We never actually find out if the scientists' Departure-replicating experiment actually worked in "The Book of Nora." Either way, when Kevin shows up at her doorstep, her days of pining for a reunion with her children are well behind her. When he pretends they never dated and takes her out as if for the first time, they feel as effortlessly bound to each other as they did on the night of the school dance. And when he confesses he's been searching the world for her all these years, she has to tell him something. It doesn't matter, of course, if what she tells him is the truth. The fact that he believes her story about the parallel world is enough to perfectly cap off their romance. The simple beauty of this ending is what made it so universally beloved by everyone, from fans to critics to casual viewers.

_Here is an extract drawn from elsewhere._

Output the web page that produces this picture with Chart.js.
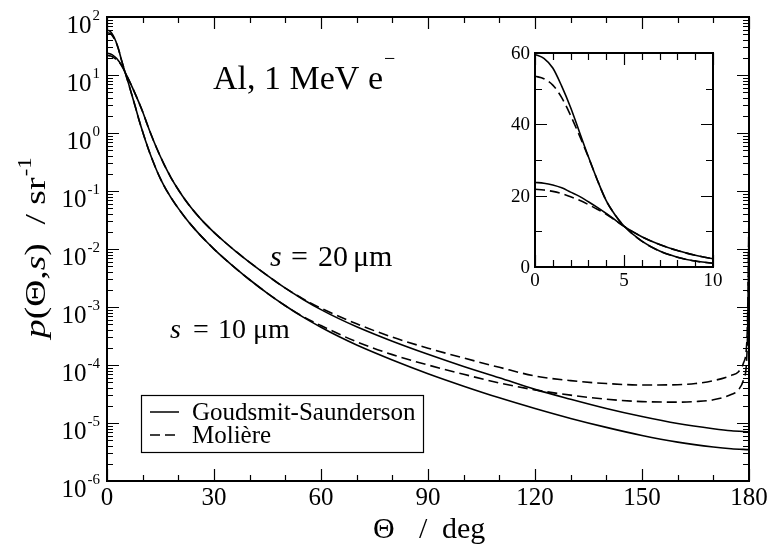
<!DOCTYPE html>
<html>
<head>
<meta charset="utf-8">
<script src="https://cdn.jsdelivr.net/npm/chart.js@4.4.1/dist/chart.umd.min.js"></script>
<style>
  html, body { margin: 0; padding: 0; background: #fff; }
  #wrap { position: relative; width: 770px; height: 546px; }
  #main { position: absolute; left: 0; top: 0; }
  #inset { position: absolute; left: 490px; top: 40px; }
</style>
</head>
<body>
<div id="wrap">
  <canvas id="main" width="770" height="546"></canvas>
  <canvas id="inset" width="240" height="260"></canvas>
</div>
<script>
// angular distributions p(theta, s) in 1/sr, Al at 1 MeV
const anglesGS = [0, 0.5, 1, 1.5, 2, 2.5, 3, 3.5, 4, 4.5, 5,
  6, 7, 8, 9, 10, 11, 12, 13, 14, 15, 16, 17, 18,
  20, 22, 24, 26, 28, 30, 33, 36, 40, 45, 50, 55, 60, 65, 70,
  80, 90, 100, 110, 120, 130, 140, 150, 160, 170, 175, 180];
const gs10um = [59.6, 58.5, 55.8, 50.7, 44.7, 37.8, 30.9, 24.4, 18.6, 14.6, 11.5,
  7.24, 4.47, 2.75, 1.66, 1.05, 0.676, 0.452, 0.313, 0.221, 0.162, 0.123, 0.0955, 0.0759,
  0.0501, 0.0343, 0.0243, 0.0177, 0.0132, 9.98e-3, 6.75e-3, 4.68e-3, 2.95e-3, 1.72e-3, 1.05e-3, 6.68e-4, 4.47e-4, 3.09e-4, 2.21e-4,
  1.22e-4, 7.08e-5, 4.32e-5, 2.72e-5, 1.78e-5, 1.20e-5, 8.41e-6, 6.10e-6, 4.68e-6, 3.85e-6, 3.59e-6, 3.47e-6];
const gs20um = [23.7, 23.5, 23.0, 22.2, 21.0, 19.8, 18.3, 16.7, 15.0, 13.2, 11.4,
  8.5, 6.3, 4.6, 3.3, 2.32, 1.57, 1.07, 0.750, 0.535, 0.389, 0.288, 0.218, 0.167,
  0.105, 0.0692, 0.0479, 0.0344, 0.0255, 0.0193, 0.0132, 9.23e-3, 5.89e-3, 3.47e-3, 2.11e-3, 1.35e-3, 9.02e-4, 6.31e-4, 4.57e-4,
  2.57e-4, 1.53e-4, 9.44e-5, 6.03e-5, 3.80e-5, 2.57e-5, 1.78e-5, 1.29e-5, 9.77e-6, 7.94e-6, 7.33e-6, 7.08e-6];

const anglesMol = [0, 0.5, 1, 1.5, 2, 2.5, 3, 3.5, 4, 4.5, 5,
  6, 7, 8, 9, 10, 11, 12, 13, 14, 15, 16, 17, 18,
  20, 22, 24, 26, 28, 30, 33, 36, 40, 45, 50, 55, 60, 70,
  80, 90, 100, 110, 120, 130, 140, 150, 160, 165, 170, 175, 177, 178.5, 179.5, 180];
const mol10um = [53.5, 52.8, 51.0, 47.5, 42.5, 36.8, 30.8, 24.4, 18.6, 14.6, 11.5,
  7.24, 4.47, 2.75, 1.66, 1.05, 0.676, 0.452, 0.313, 0.221, 0.162, 0.123, 0.0955, 0.0759,
  0.0501, 0.0343, 0.0243, 0.0177, 0.0132, 9.98e-3, 6.75e-3, 4.68e-3, 2.95e-3, 1.72e-3, 1.05e-3, 6.84e-4, 4.79e-4, 2.51e-4,
  1.51e-4, 1.00e-4, 6.92e-5, 4.90e-5, 3.72e-5, 3.02e-5, 2.57e-5, 2.34e-5, 2.29e-5, 2.34e-5, 2.51e-5, 3.09e-5, 3.72e-5, 5.62e-5, 2.0e-4, 0.0251];
const mol20um = [21.8, 21.6, 21.2, 20.6, 19.7, 18.7, 17.5, 16.2, 14.8, 13.1, 11.4,
  8.5, 6.3, 4.6, 3.3, 2.32, 1.57, 1.07, 0.750, 0.535, 0.389, 0.288, 0.218, 0.167,
  0.105, 0.0692, 0.0479, 0.0344, 0.0255, 0.0193, 0.0132, 9.23e-3, 5.89e-3, 3.47e-3, 2.11e-3, 1.38e-3, 9.55e-4, 5.13e-4,
  3.02e-4, 1.95e-4, 1.32e-4, 9.12e-5, 6.46e-5, 5.37e-5, 4.79e-5, 4.52e-5, 4.57e-5, 4.79e-5, 5.37e-5, 6.61e-5, 7.59e-5, 1.10e-4, 3.55e-4, 0.0447];

// axis ticks
const xTicks = [0, 30, 60, 90, 120, 150, 180];
const xMinorTicks = [10, 20, 40, 50, 70, 80, 100, 110, 130, 140, 160, 170];
const yDecades = [-6, -5, -4, -3, -2, -1, 0, 1, 2];
const insetXTicks = [0, 5, 10];
const insetXMinor = [1, 2, 3, 4, 6, 7, 8, 9];
const insetYTicks = [0, 20, 40, 60];
const insetYMinor = [10, 30, 50];

const SERIF = '"Liberation Serif", "Times New Roman", serif';
const SOLID = [];
const DASHED = [10, 5];

const pts = (xs, ys) => xs.map((x, i) => ({ x: x, y: ys[i] }));

function makeDatasets() {
  return [
    { label: 'Goudsmit-Saunderson', data: pts(anglesGS, gs10um), borderDash: SOLID },
    { data: pts(anglesGS, gs20um), borderDash: SOLID },
    { label: 'Molière', data: pts(anglesMol, mol10um), borderDash: DASHED },
    { data: pts(anglesMol, mol20um), borderDash: DASHED }
  ];
}

// inward ticks on all four sides plus the frame
const frameTicks = {
  id: 'frameTicks',
  afterDatasetsDraw(chart, args, o) {
    const { ctx, chartArea: a, scales: { x, y } } = chart;
    ctx.save();
    ctx.strokeStyle = '#000';
    ctx.lineWidth = 1.2;
    ctx.beginPath();
    const vTick = (v, len) => {
      const px = Math.round(x.getPixelForValue(v)) + 0.5;
      ctx.moveTo(px, a.bottom); ctx.lineTo(px, a.bottom - len);
      ctx.moveTo(px, a.top); ctx.lineTo(px, a.top + len);
    };
    const hTick = (v, len) => {
      const py = Math.round(y.getPixelForValue(v)) + 0.5;
      ctx.moveTo(a.left, py); ctx.lineTo(a.left + len, py);
      ctx.moveTo(a.right, py); ctx.lineTo(a.right - len, py);
    };
    o.xMajor.forEach(v => vTick(v, o.major));
    o.xMinor.forEach(v => vTick(v, o.minor));
    o.yMajor.forEach(v => hTick(v, o.major));
    o.yMinor.forEach(v => hTick(v, o.minor));
    ctx.stroke();
    ctx.lineWidth = 2;
    ctx.strokeRect(a.left, a.top, a.width, a.height);
    ctx.restore();
  }
};

function drawRuns(ctx, x, y, runs) {
  for (const r of runs) {
    ctx.font = r.font;
    ctx.fillText(r.t, x, y - (r.rise || 0));
    x += ctx.measureText(r.t).width + (r.gap || 0);
  }
}

const mainText = {
  id: 'mainText',
  afterDraw(chart) {
    const { ctx, scales: { x, y } } = chart;
    ctx.save();
    ctx.fillStyle = '#000';
    ctx.textBaseline = 'alphabetic';

    // x tick labels
    ctx.font = '25px ' + SERIF;
    ctx.textAlign = 'center';
    xTicks.forEach(v => ctx.fillText(String(v), x.getPixelForValue(v), 505));

    // y tick labels as 10^n
    ctx.textAlign = 'left';
    yDecades.forEach(e => {
      const py = y.getPixelForValue(Math.pow(10, e));
      ctx.font = '15px ' + SERIF;
      const sup = String(e);
      const sw = ctx.measureText(sup).width;
      ctx.fillText(sup, 100 - sw, py + 3);
      ctx.font = '25px ' + SERIF;
      const tw = ctx.measureText('10').width;
      ctx.fillText('10', 99 - sw - tw, py + 16);
    });

    // axis titles
    ctx.font = '30px ' + SERIF;
    ctx.fillText('Θ', 373, 538);
    ctx.fillText('/', 419, 538);
    ctx.fillText('deg', 442, 538);

    ctx.save();
    ctx.translate(45, 338);
    ctx.rotate(-Math.PI / 2);
    ctx.scale(1.25, 1);
    drawRuns(ctx, 0, 0, [
      { t: 'p', font: 'italic 30px ' + SERIF },
      { t: '(Θ,', font: '30px ' + SERIF },
      { t: 's', font: 'italic 30px ' + SERIF },
      { t: ')  / sr', font: '30px ' + SERIF, gap: 1 },
      { t: '-1', font: '18px ' + SERIF, rise: 14 }
    ]);
    ctx.restore();

    // annotations
    drawRuns(ctx, 213, 89, [
      { t: 'Al, 1 MeV e', font: '34px ' + SERIF, gap: 1 },
      { t: '−', font: '20px ' + SERIF, rise: 24 }
    ]);
    ctx.font = 'italic 30px ' + SERIF;
    ctx.fillText('s', 270, 266);
    ctx.font = '30px ' + SERIF;
    ctx.fillText('=', 291, 266);
    ctx.fillText('20', 318, 266);
    ctx.fillText('μm', 353, 266);

    ctx.font = 'italic 28px ' + SERIF;
    ctx.fillText('s', 170, 338);
    ctx.font = '28px ' + SERIF;
    ctx.fillText('=', 193, 338);
    ctx.fillText('10', 218, 338);
    ctx.fillText('μm', 253, 338);

    // legend
    const lx = 141, ly = 395, lw = 282, lh = 57;
    ctx.fillStyle = '#fff';
    ctx.fillRect(lx, ly, lw, lh);
    ctx.strokeStyle = '#000';
    ctx.lineWidth = 1.2;
    ctx.strokeRect(lx + 0.5, ly + 0.5, lw, lh);
    const entries = chart.data.datasets.filter(d => d.label);
    entries.forEach((d, i) => {
      const yy = 412 + i * 23;
      ctx.lineWidth = 1.5;
      ctx.setLineDash(d.borderDash);
      ctx.beginPath();
      ctx.moveTo(150, yy);
      ctx.lineTo(179, yy);
      ctx.stroke();
      ctx.setLineDash([]);
      ctx.fillStyle = '#000';
      ctx.font = '25px ' + SERIF;
      ctx.fillText(d.label, 192, yy + 8);
    });
    ctx.restore();
  }
};

const insetText = {
  id: 'insetText',
  beforeDatasetsDraw(chart) {
    const { ctx, chartArea: a } = chart;
    ctx.save();
    ctx.fillStyle = '#fff';
    ctx.fillRect(a.left, a.top, a.width, a.height);
    ctx.restore();
  },
  afterDraw(chart) {
    const { ctx, scales: { x, y } } = chart;
    ctx.save();
    ctx.fillStyle = '#000';
    ctx.font = '19px ' + SERIF;
    ctx.textBaseline = 'middle';
    ctx.textAlign = 'right';
    insetYTicks.forEach(v => ctx.fillText(String(v), 40, y.getPixelForValue(v) + 1));
    ctx.textAlign = 'center';
    insetXTicks.forEach(v => ctx.fillText(String(v), x.getPixelForValue(v), 241));
    ctx.restore();
  }
};

const lineElements = {
  point: { radius: 0 },
  line: { borderColor: '#000', borderWidth: 1.6, cubicInterpolationMode: 'monotone', fill: false }
};

const minorLog = [];
yDecades.slice(0, -1).forEach(e => {
  for (let m = 2; m <= 9; m++) minorLog.push(m * Math.pow(10, e));
});

new Chart(document.getElementById('main'), {
  type: 'line',
  data: { datasets: makeDatasets() },
  options: {
    responsive: false,
    animation: false,
    events: [],
    layout: { padding: { left: 107, right: 21, top: 17, bottom: 65 } },
    scales: {
      x: { type: 'linear', min: 0, max: 180, display: false },
      y: { type: 'logarithmic', min: 1e-6, max: 100, display: false }
    },
    elements: lineElements,
    plugins: {
      legend: { display: false },
      tooltip: { enabled: false },
      frameTicks: {
        xMajor: xTicks, xMinor: xMinorTicks,
        yMajor: yDecades.map(e => Math.pow(10, e)), yMinor: minorLog,
        major: 12, minor: 6
      }
    }
  },
  plugins: [frameTicks, mainText]
});

new Chart(document.getElementById('inset'), {
  type: 'line',
  data: { datasets: makeDatasets() },
  options: {
    responsive: false,
    animation: false,
    events: [],
    layout: { padding: { left: 45, right: 17, top: 13, bottom: 33 } },
    scales: {
      x: { type: 'linear', min: 0, max: 10, display: false },
      y: { type: 'linear', min: 0, max: 60, display: false }
    },
    elements: lineElements,
    plugins: {
      legend: { display: false },
      tooltip: { enabled: false },
      frameTicks: {
        xMajor: insetXTicks, xMinor: insetXMinor,
        yMajor: insetYTicks, yMinor: insetYMinor,
        major: 12, minor: 7
      }
    }
  },
  plugins: [insetText, frameTicks]
});
</script>
</body>
</html>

But there are even deeper layers to "The Book of Nora." As a final thematic statement, it clarifies Nora's existential conflict and offers her the possibility of solace for the first time. Nora finally admits to herself that she wants to see her family again and that a life investigating fake departures will simply harm other people's healing processes without advancing her own. Whether she learns that her family is better off without her or that they're definitively gone, she can never go back to a life built on denial. So she absconds to a quiet rural life, where she can simply exist, without worrying about the "why"s.

This enables The Leftovers to put forth its ultimate conclusion about life, faith, and the universe, by way of Kevin's return. No matter what really happened to Nora, she couldn't get an answer for why the departure occurred, and when she gave up on finding that answer, she also gave up on having a purpose altogether. Kevin's peaceful assertion that he believes her story, just because he wants to, demonstrates that life's purpose is not given, but created. It opens Nora's eyes to the possibility of being with Kevin simply because she wants to. And if they can have faith in each other after everything that's happened, then it's also possible for us to have faith — be it spiritual, emotional, moral — in something we choose to, no matter how mysterious this world gets.